• _WHAT IS NEEDED_
Return each line of the data below verbatim; pictures are to be left out.

(Figure scripts)
◇ ◇ ◇ ◇ ◇
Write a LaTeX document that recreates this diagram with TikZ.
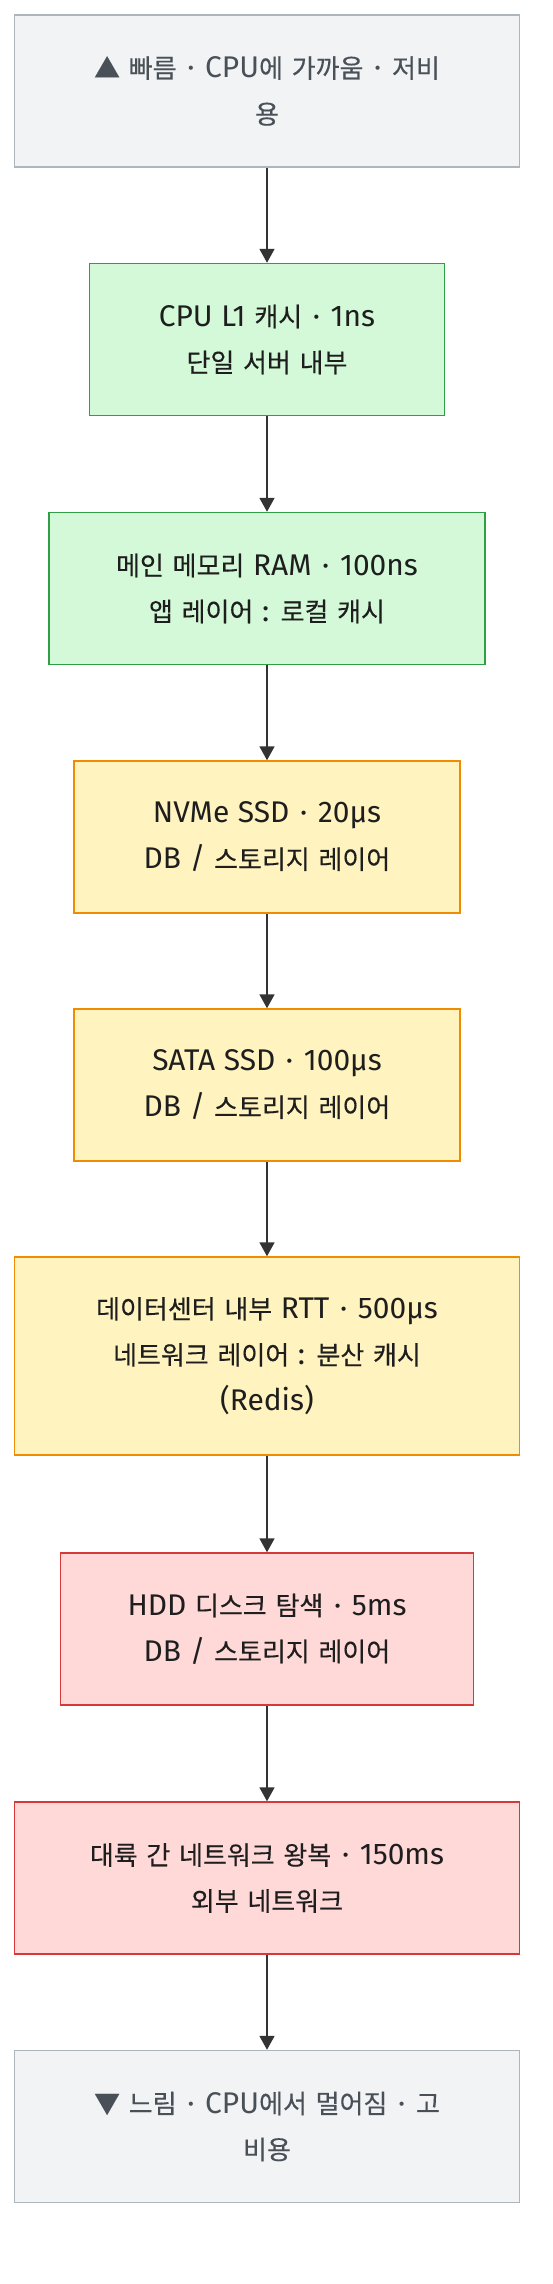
\documentclass[tikz,border=0pt]{standalone}
\usepackage{fontspec}
\setmainfont{Noto Sans CJK KR}[FakeBold=0.3]
\newfontfamily\latf{Fira Sans}[Scale=1.15]
\newcommand\LatRun[1]{{\latf #1}}
\newcommand\MD{\kern2pt·\kern2pt}
\newcommand\BoxFont{\fontsize{26}{46}\selectfont\spaceskip=8.7pt\relax}
\usetikzlibrary{arrows.meta}
\definecolor{grayfill}{HTML}{F1F3F5}
\definecolor{graydraw}{HTML}{ADB5BD}
\definecolor{graytext}{HTML}{495057}
\definecolor{greenfill}{HTML}{D3F9D8}
\definecolor{greendraw}{HTML}{2F9E44}
\definecolor{yellowfill}{HTML}{FFF3BF}
\definecolor{yellowdraw}{HTML}{F08C00}
\definecolor{redfill}{HTML}{FFD8D8}
\definecolor{reddraw}{HTML}{D63939}
\definecolor{maintext}{HTML}{1E1E1E}
\definecolor{arrowcol}{HTML}{333333}
\tikzset{
  box/.style={draw, line width=1.5pt, rectangle, inner sep=0pt, align=center,
    minimum height=152pt, font=\BoxFont, text=maintext},
  graybox/.style={box, fill=grayfill, draw=graydraw, text=graytext},
  greenbox/.style={box, fill=greenfill, draw=greendraw},
  yellowbox/.style={box, fill=yellowfill, draw=yellowdraw},
  redbox/.style={box, fill=redfill, draw=reddraw},
  conn/.style={draw=arrowcol, line width=1.8pt, -{Triangle[length=14pt,width=15pt]}}
}
\begin{document}
\begin{tikzpicture}
\useasboundingbox[fill=white] (0pt,0pt) rectangle (552pt,-2284pt);
\node[graybox, minimum width=505pt] (n1) at (267pt,-91pt) {▲ 빠름\LatRun{ \MD{} CPU}에 가까움\LatRun{ \MD{} }저비\\용};
\node[greenbox, minimum width=355pt] (n2) at (267pt,-339.5pt) {\LatRun{CPU L1 }캐시\LatRun{ \MD{} 1ns}\\단일 서버 내부};
\node[greenbox, minimum width=436pt] (n3) at (267pt,-588.5pt) {메인 메모리\LatRun{ RAM \MD{} 100ns}\\앱 레이어\LatRun{ : }로컬 캐시};
\node[yellowbox, minimum width=386pt] (n4) at (267pt,-837pt) {\LatRun{NVMe SSD \MD{} 20µs}\\\LatRun{DB / }스토리지 레이어};
\node[yellowbox, minimum width=386pt] (n5) at (267pt,-1085pt) {\LatRun{SATA SSD \MD{} 100µs}\\\LatRun{DB / }스토리지 레이어};
\node[yellowbox, minimum width=505pt, minimum height=198pt] (n6) at (267pt,-1356pt) {데이터센터 내부\LatRun{ RTT \MD{} 500µs}\\네트워크 레이어\LatRun{ : }분산 캐시\\\LatRun{(Redis)}};
\node[redbox, minimum width=413pt] (n7) at (267pt,-1629pt) {\LatRun{HDD }디스크 탐색\LatRun{ \MD{} 5ms}\\\LatRun{DB / }스토리지 레이어};
\node[redbox, minimum width=505pt] (n8) at (267pt,-1878pt) {대륙 간 네트워크 왕복\LatRun{ \MD{} 150ms}\\외부 네트워크};
\node[graybox, minimum width=505pt] (n9) at (267pt,-2126.5pt) {▼ 느림\LatRun{ \MD{} CPU}에서 멀어짐\LatRun{ \MD{} }고\\비용};
\foreach \a/\b in {n1/n2,n2/n3,n3/n4,n4/n5,n5/n6,n6/n7,n7/n8,n8/n9}
  \draw[conn] (\a.south) -- (\b.north);
\end{tikzpicture}
\end{document}
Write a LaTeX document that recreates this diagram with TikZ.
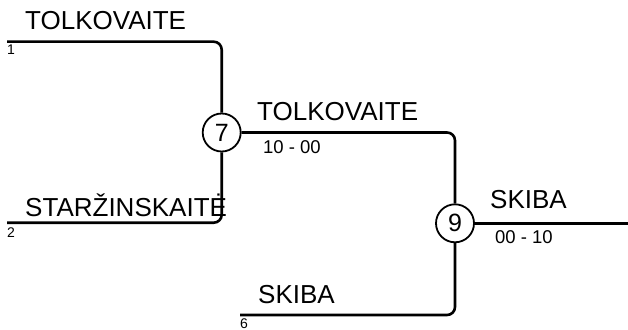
\documentclass[tikz,border=0pt]{standalone}
\usepackage{fontspec}
\setmainfont{Liberation Sans}
\begin{document}
\begin{tikzpicture}[x=1pt,y=-1pt,
  wire/.style={line width=2.6pt,rounded corners=8pt},
  matchnode/.style={circle,draw,line width=1.8pt,minimum size=38pt,inner sep=0pt,font=\fontsize{25}{25}\selectfont},
  pname/.style={anchor=base west,inner sep=0pt,font=\fontsize{26}{26}\selectfont},
  seedlbl/.style={anchor=base west,inner sep=0pt,font=\fontsize{14}{14}\selectfont},
  scorelbl/.style={anchor=base west,inner sep=0pt,font=\fontsize{18.5}{18.5}\selectfont}]
\useasboundingbox (0,0) rectangle (628,329);
\node[matchnode] (n7) at (221.7,132.5) {7};
\node[matchnode] (n9) at (455,223.3) {9};
\coordinate (s1) at (7,41.7);
\coordinate (s2) at (7,222.7);
\coordinate (s6) at (240,315);
\coordinate (out) at (628,223.3);
\draw[wire] (s1) -| (n7);
\draw[wire] (s2) -| (n7);
\draw[wire] (n7) -| (n9);
\draw[wire] (s6) -| (n9);
\draw[wire] (n9) -- (out);
\node[pname] (t1) at (25,29.5) {TOLKOVAITE};
\node[seedlbl] (l1) at (7,55) {1};
\node[pname] (t2) at (25,216) {STARŽINSKAITĖ};
\node[seedlbl] (l2) at (7,237) {2};
\node[pname] (t7) at (257,120) {TOLKOVAITE};
\node[scorelbl] (r7) at (263,153) {10 - 00};
\node[pname] (t9) at (490,208) {SKIBA};
\node[scorelbl] (r9) at (495,243) {00 - 10};
\node[pname] (t6) at (258,303) {SKIBA};
\node[seedlbl] (l6) at (240,328) {6};
\end{tikzpicture}
\end{document}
◇ ◇ ◇ ◇ ◇
• _WRITTEN SOLUTION_
Write a LaTeX document that recreates this diagram with TikZ.
\documentclass[tikz,border=0pt]{standalone}
\usepackage{fontspec}
\setmainfont{Noto Sans CJK KR}[FakeBold=0.3]
\newfontfamily\latf{Fira Sans}[Scale=1.15]
\newcommand\LatRun[1]{{\latf #1}}
\newcommand\MD{\kern2pt·\kern2pt}
\newcommand\BoxFont{\fontsize{26}{46}\selectfont\spaceskip=8.7pt\relax}
\usetikzlibrary{arrows.meta}
\definecolor{grayfill}{HTML}{F1F3F5}
\definecolor{graydraw}{HTML}{ADB5BD}
\definecolor{graytext}{HTML}{495057}
\definecolor{greenfill}{HTML}{D3F9D8}
\definecolor{greendraw}{HTML}{2F9E44}
\definecolor{yellowfill}{HTML}{FFF3BF}
\definecolor{yellowdraw}{HTML}{F08C00}
\definecolor{redfill}{HTML}{FFD8D8}
\definecolor{reddraw}{HTML}{D63939}
\definecolor{maintext}{HTML}{1E1E1E}
\definecolor{arrowcol}{HTML}{333333}
\tikzset{
  box/.style={draw, line width=1.5pt, rectangle, inner sep=0pt, align=center,
    minimum height=152pt, font=\BoxFont, text=maintext},
  graybox/.style={box, fill=grayfill, draw=graydraw, text=graytext},
  greenbox/.style={box, fill=greenfill, draw=greendraw},
  yellowbox/.style={box, fill=yellowfill, draw=yellowdraw},
  redbox/.style={box, fill=redfill, draw=reddraw},
  conn/.style={draw=arrowcol, line width=1.8pt, -{Triangle[length=14pt,width=15pt]}}
}
\begin{document}
\begin{tikzpicture}
\useasboundingbox[fill=white] (0pt,0pt) rectangle (552pt,-2284pt);
\node[graybox, minimum width=505pt] (n1) at (267pt,-91pt) {▲ 빠름\LatRun{ \MD{} CPU}에 가까움\LatRun{ \MD{} }저비\\용};
\node[greenbox, minimum width=355pt] (n2) at (267pt,-339.5pt) {\LatRun{CPU L1 }캐시\LatRun{ \MD{} 1ns}\\단일 서버 내부};
\node[greenbox, minimum width=436pt] (n3) at (267pt,-588.5pt) {메인 메모리\LatRun{ RAM \MD{} 100ns}\\앱 레이어\LatRun{ : }로컬 캐시};
\node[yellowbox, minimum width=386pt] (n4) at (267pt,-837pt) {\LatRun{NVMe SSD \MD{} 20µs}\\\LatRun{DB / }스토리지 레이어};
\node[yellowbox, minimum width=386pt] (n5) at (267pt,-1085pt) {\LatRun{SATA SSD \MD{} 100µs}\\\LatRun{DB / }스토리지 레이어};
\node[yellowbox, minimum width=505pt, minimum height=198pt] (n6) at (267pt,-1356pt) {데이터센터 내부\LatRun{ RTT \MD{} 500µs}\\네트워크 레이어\LatRun{ : }분산 캐시\\\LatRun{(Redis)}};
\node[redbox, minimum width=413pt] (n7) at (267pt,-1629pt) {\LatRun{HDD }디스크 탐색\LatRun{ \MD{} 5ms}\\\LatRun{DB / }스토리지 레이어};
\node[redbox, minimum width=505pt] (n8) at (267pt,-1878pt) {대륙 간 네트워크 왕복\LatRun{ \MD{} 150ms}\\외부 네트워크};
\node[graybox, minimum width=505pt] (n9) at (267pt,-2126.5pt) {▼ 느림\LatRun{ \MD{} CPU}에서 멀어짐\LatRun{ \MD{} }고\\비용};
\foreach \a/\b in {n1/n2,n2/n3,n3/n4,n4/n5,n5/n6,n6/n7,n7/n8,n8/n9}
  \draw[conn] (\a.south) -- (\b.north);
\end{tikzpicture}
\end{document}
Write a LaTeX document that recreates this diagram with TikZ.
\documentclass[tikz,border=0pt]{standalone}
\usepackage{fontspec}
\setmainfont{Liberation Sans}
\begin{document}
\begin{tikzpicture}[x=1pt,y=-1pt,
  wire/.style={line width=2.6pt,rounded corners=8pt},
  matchnode/.style={circle,draw,line width=1.8pt,minimum size=38pt,inner sep=0pt,font=\fontsize{25}{25}\selectfont},
  pname/.style={anchor=base west,inner sep=0pt,font=\fontsize{26}{26}\selectfont},
  seedlbl/.style={anchor=base west,inner sep=0pt,font=\fontsize{14}{14}\selectfont},
  scorelbl/.style={anchor=base west,inner sep=0pt,font=\fontsize{18.5}{18.5}\selectfont}]
\useasboundingbox (0,0) rectangle (628,329);
\node[matchnode] (n7) at (221.7,132.5) {7};
\node[matchnode] (n9) at (455,223.3) {9};
\coordinate (s1) at (7,41.7);
\coordinate (s2) at (7,222.7);
\coordinate (s6) at (240,315);
\coordinate (out) at (628,223.3);
\draw[wire] (s1) -| (n7);
\draw[wire] (s2) -| (n7);
\draw[wire] (n7) -| (n9);
\draw[wire] (s6) -| (n9);
\draw[wire] (n9) -- (out);
\node[pname] (t1) at (25,29.5) {TOLKOVAITE};
\node[seedlbl] (l1) at (7,55) {1};
\node[pname] (t2) at (25,216) {STARŽINSKAITĖ};
\node[seedlbl] (l2) at (7,237) {2};
\node[pname] (t7) at (257,120) {TOLKOVAITE};
\node[scorelbl] (r7) at (263,153) {10 - 00};
\node[pname] (t9) at (490,208) {SKIBA};
\node[scorelbl] (r9) at (495,243) {00 - 10};
\node[pname] (t6) at (258,303) {SKIBA};
\node[seedlbl] (l6) at (240,328) {6};
\end{tikzpicture}
\end{document}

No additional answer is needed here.